La transición de la alquimia a la guerra fue progresiva pero inevitable. Ante la capacidad del nuevo polvo mágico para generar llamaradas y explosiones, es fácil entender por qué, tras la fascinación inicial por el espectáculo, las mentes más prácticas vieron en la pólvora un aliado formidable para defender fortalezas, asustar enemigos o, directamente, herir y matar. Tímidamente, pero sin pausa, aparecieron los primeros usos bélicos: flechas incendiarias, granadas y bombas lanzadas a mano, y lanzallamas rudimentarios llamados «lanzas de fuego».

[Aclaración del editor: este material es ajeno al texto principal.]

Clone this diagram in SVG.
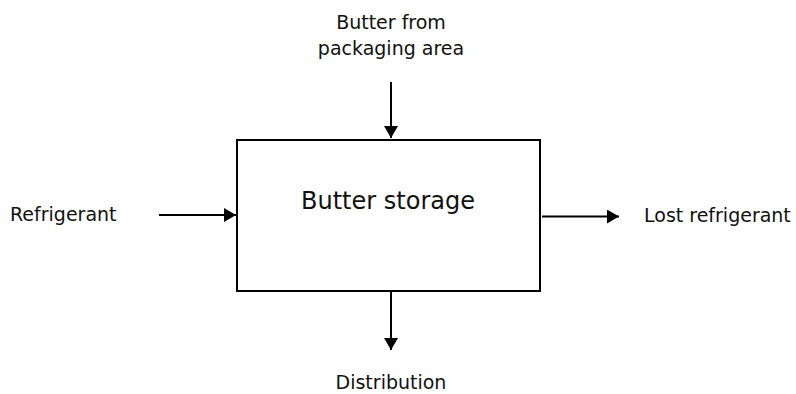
<svg xmlns="http://www.w3.org/2000/svg" width="796" height="394" viewBox="0 0 796 394">
<style>
.lbl{font-family:"DejaVu Sans",Verdana,sans-serif;font-size:19px;fill:#111}
.big{font-family:"DejaVu Sans",Verdana,sans-serif;font-size:24px;fill:#111}
.box{fill:#fff;stroke:#000;stroke-width:2}
.conn{stroke:#000;stroke-width:2;fill:none}
</style>
<defs>
<marker id="ah" markerUnits="userSpaceOnUse" markerWidth="14" markerHeight="14" viewBox="0 0 12 14" refX="12" refY="7" orient="auto">
<path d="M0,0 L12,7 L0,14 Z" fill="#000"/>
</marker>
</defs>
<rect width="796" height="394" fill="#fff"/>
<g id="storage">
<rect class="box" x="237" y="140" width="303" height="151"/>
<text class="big" x="388" y="209" text-anchor="middle">Butter storage</text>
</g>
<g id="packaging">
<text class="lbl" x="391" y="29" text-anchor="middle">Butter from</text>
<text class="lbl" x="391" y="55" text-anchor="middle">packaging area</text>
</g>
<g id="refrigerant">
<text class="lbl" x="10" y="221">Refrigerant</text>
</g>
<g id="lost">
<text class="lbl" x="644" y="222">Lost refrigerant</text>
</g>
<g id="distribution">
<text class="lbl" x="391" y="389" text-anchor="middle">Distribution</text>
</g>
<g id="connectors">
<line class="conn" x1="391" y1="82" x2="391" y2="138" marker-end="url(#ah)"/>
<line class="conn" x1="159" y1="215" x2="236" y2="215" marker-end="url(#ah)"/>
<line class="conn" x1="542" y1="216.5" x2="619" y2="216.5" marker-end="url(#ah)"/>
<line class="conn" x1="391" y1="292" x2="391" y2="350" marker-end="url(#ah)"/>
</g>
</svg>
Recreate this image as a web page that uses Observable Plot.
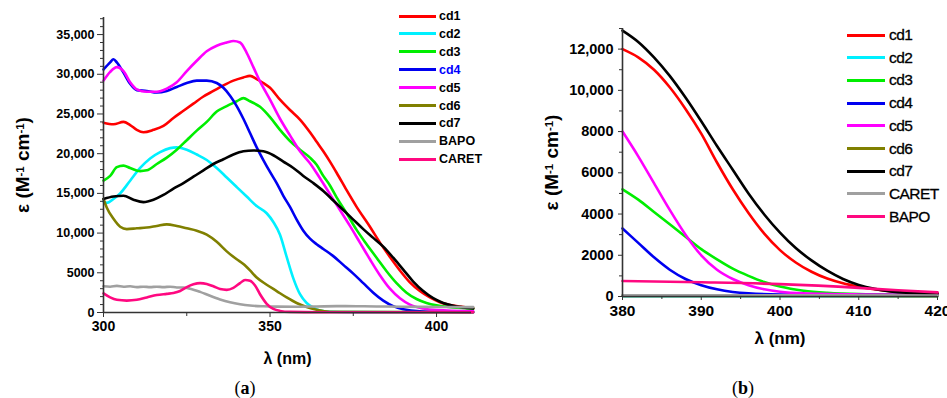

El desarrollo de armas basadas en pólvora fue gradual y demandó numerosos ajustes. La receta no fue sencilla: la proporción alteraba el poder explosivo, el modo de combustión y el resultado final. Al principio, la falta de precisión en las mezclas hizo que la pólvora no fuese tan destructiva como llegó a ser siglos más tarde. De hecho, la misma magia de la pólvora era tan impredecible que muchas veces explotaba en el momento menos pensado, haciendo de los alquimistas y los primeros artilleros auténticos mártires anónimos del progreso.

El tránsito de la pólvora de laboratorio a campo de batalla es un ejemplo magnífico del poder de la casualidad y el ingenio. El azar juntó a varios elementos modestos y la mano humana supo extraer de ellos tanto luz como sombra. Nadie encontró el elixir de la vida, pero sí la fórmula para modificar radicalmente el destino de imperios, sociedades y personas anónimas.